You claim that some of the congruences $x^a\equiv b\pmod{29}$, $x^a\equiv b\pmod{15107}$, etc. have no solutions while the original congruence does. That's impossible.
If $a\equiv b\pmod{n}$, and $m|n$, then $a\equiv b\pmod{m}$: for the former means that $n|b-a$, and if $m|n$, then $m|b-a$, hence $a\equiv b\pmod{m}$. So if the original congruence has a solution, then since $29|n$ and $15107|n$, etc., all those congruences have solutions. Conversely, if any of those congruences does not have a solution, then the congruence modulo $n$ has no solutions.
Now suppose that $n=rs$, with $\gcd(r,s)=1$. Then $y\equiv b\pmod{n}$ is if and only if $y\equiv b\pmod{r}$ and $y\equiv b\pmod{s}$, because for $\gcd(r,s)=1$, you have that $rs|b-y$ if and only if $r|b-y$ and $s|b-y$.
So one strategy is to use the factorization of the modulus, $n = 2^6\times 5^3\times 29\times 15107\times 132957529,$ and solve the congruences $\begin{align*} x^a &\equiv b \pmod{2^6}\\ x^a &\equiv b \pmod{5^3}\\ x^a &\equiv b\pmod{29}\\ x^a&\equiv b \pmod{15107}\\ x^a &\equiv b \pmod{132957529} \end{align*}$ If you could find an $x$ that solves each of these congruences, that $x$ would solve the congruence modulo $n$.
But that is perhaps too much to be expected. What you might hope is to find one $x$ that solves the first congruence, call it $x_1$; one $x_2$ that solves the second, and so on.

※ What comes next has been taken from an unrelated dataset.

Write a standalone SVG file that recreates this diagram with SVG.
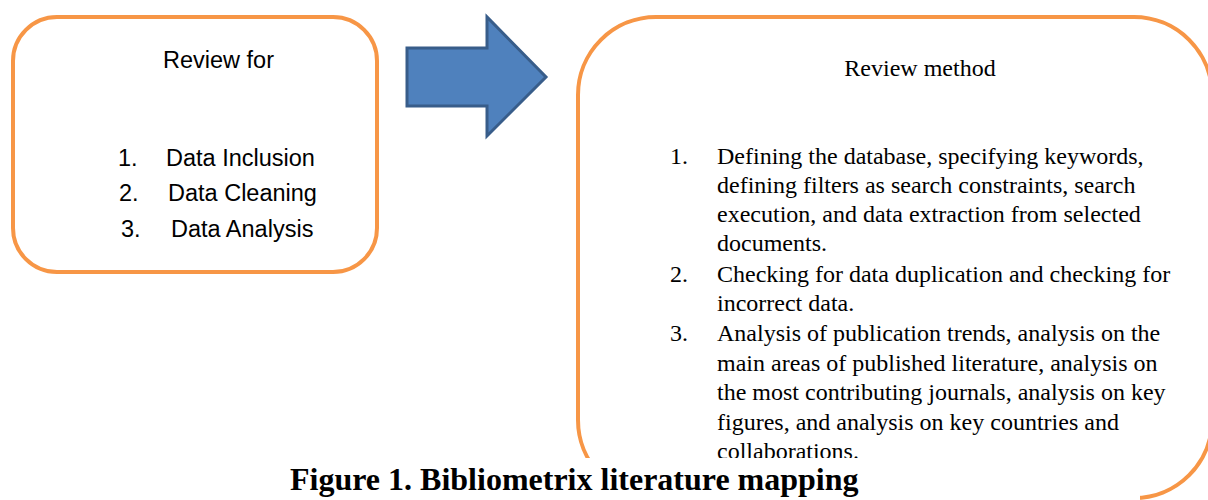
<svg xmlns="http://www.w3.org/2000/svg" width="1208" height="500" viewBox="0 0 1208 500">
  <style>
    .box { fill: #FFFFFF; stroke: #F79646; stroke-width: 4; }
    .sans { font-family: "Liberation Sans", Arial, sans-serif; font-size: 23.5px; fill: #000000; }
    .serif { font-family: "Liberation Serif", "Times New Roman", serif; font-size: 24px; fill: #000000; }
    .caption { font-family: "Liberation Serif", "Times New Roman", serif; font-size: 32px; font-weight: bold; fill: #000000; }
  </style>
  <rect width="1208" height="500" fill="#FFFFFF"/>

  <g id="review-for">
    <rect class="box" x="13" y="17" width="364" height="255" rx="44" ry="44"/>
    <text class="sans" x="218.5" y="68" text-anchor="middle">Review for</text>
    <text class="sans" x="118" y="166">1.</text>
    <text class="sans" x="166" y="166">Data Inclusion</text>
    <text class="sans" x="119" y="201">2.</text>
    <text class="sans" x="168" y="201">Data Cleaning</text>
    <text class="sans" x="121" y="236.5">3.</text>
    <text class="sans" x="171" y="236.5">Data Analysis</text>
  </g>

  <g id="connectors">
    <polygon points="407,48 487,48 487,17 546,77 487,136 487,106 407,106" fill="#4F81BD" stroke="#385D8A" stroke-width="3" stroke-linejoin="miter"/>
  </g>

  <g id="review-method">
    <rect class="box" x="578" y="17" width="634" height="481" rx="78" ry="78"/>
    <text class="serif" x="920" y="76" text-anchor="middle">Review method</text>
    <text class="serif" x="670" y="163.5">1.</text>
    <text class="serif" x="717" y="163.5">Defining the database, specifying keywords,</text>
    <text class="serif" x="717" y="192.8">defining filters as search constraints, search</text>
    <text class="serif" x="717" y="222">execution, and data extraction from selected</text>
    <text class="serif" x="717" y="251">documents.</text>
    <text class="serif" x="670" y="281.5">2.</text>
    <text class="serif" x="717" y="281.5">Checking for data duplication and checking for</text>
    <text class="serif" x="717" y="311">incorrect data.</text>
    <text class="serif" x="670" y="341">3.</text>
    <text class="serif" x="717" y="341">Analysis of publication trends, analysis on the</text>
    <text class="serif" x="717" y="370.5">main areas of published literature, analysis on</text>
    <text class="serif" x="717" y="400">the most contributing journals, analysis on key</text>
    <text class="serif" x="717" y="429.5">figures, and analysis on key countries and</text>
    <text class="serif" x="717" y="459">collaborations.</text>
  </g>

  <g id="caption">
    <rect x="0" y="458" width="1140" height="42" fill="#FFFFFF"/>
    <text class="caption" x="290" y="490">Figure 1. Bibliometrix literature mapping</text>
  </g>
</svg>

Well, then you can use the Chinese Remainder Theorem to find a single $x$ such that $\begin{align*} x &\equiv x_1 \pmod{2^6}\\ x &\equiv x_2 \pmod{5^3}\\ x &\equiv x_3 \pmod{29}\\ x &\equiv x_4 \pmod{15107}\\ x &\equiv x_5 \pmod{132957529} \end{align*}$ And then that $x$ will solve all the congruences, and hence solve the original.
So that's the general strategy.
For the modulii $29$, $15107$, and $132957529$, you can use Fermat's Little Theorem: if $p$ is a prime, then $x^p\equiv x\pmod{p}$ for all $x$, and for $\gcd(x,p)=1$, $x^{p-1}\equiv 1 \pmod{x}$
So, for example, for $p=29$, you would check if $b\equiv 0\pmod{29}$ or not. If $b\equiv 0\pmod{29}$, then $x$ must be $0\bmod 29$ and you are done. If $b$ is not a multiple of $29$, then $x$ cannot be a multiple of $29$. Since $a = 23407534262244700 =835983366508739\times 28 + 8 \equiv 8\pmod{28}$ then $x^a =x^{835983366508739\times 28 + 8} = (x^{28})^{835983366508739}x^8 \equiv 1^{835983366508739}x^8\equiv x^8\pmod{29}$ by Fermat's Little Theorem; so you really want to solve $x^8\equiv b\pmod{29}.$ This will likely be a lot simpler than the original. You'll get a certain number of solutions, or that there is no solution. If there is no solution, you are done: there is no solution to the original.
For the moduli $5^3$ and $2^6$, things are a bit more complicated. If $b$ is odd, then you can use Euler's generalization to Fermat's Little Theorem, for $2^6$ says that if $x$ is odd, then $x^{2^5}\equiv 1\pmod{2^6}$ (in general, if $\gcd(x,n)=1$, then $x^{\varphi(n)}\equiv 1 \pmod{n}$, where $\varphi(n)$ is Euler's Totient function). If $b$ is even, then $x$ will have to be even and you can reduce the problem a bit.
Likewise, for $5^3$, if $b$ is not a multiple of $5$, then you can use the fact that $x^{100}\equiv 1\pmod{5^3}$ for every $x$ that is not a multiple of $5$. If $b$ is a multiple of $5$, then you know $x$ must be as well, and you can reduce the problem.
Once you have determined solutions for each of the five congruences (modulo $2^6$, $5^3$, $29$, $15107$, and $132957529$) each way to select one solution from each moduli will give you, via the Chinese Remainder Theorem, a solution to the original equation.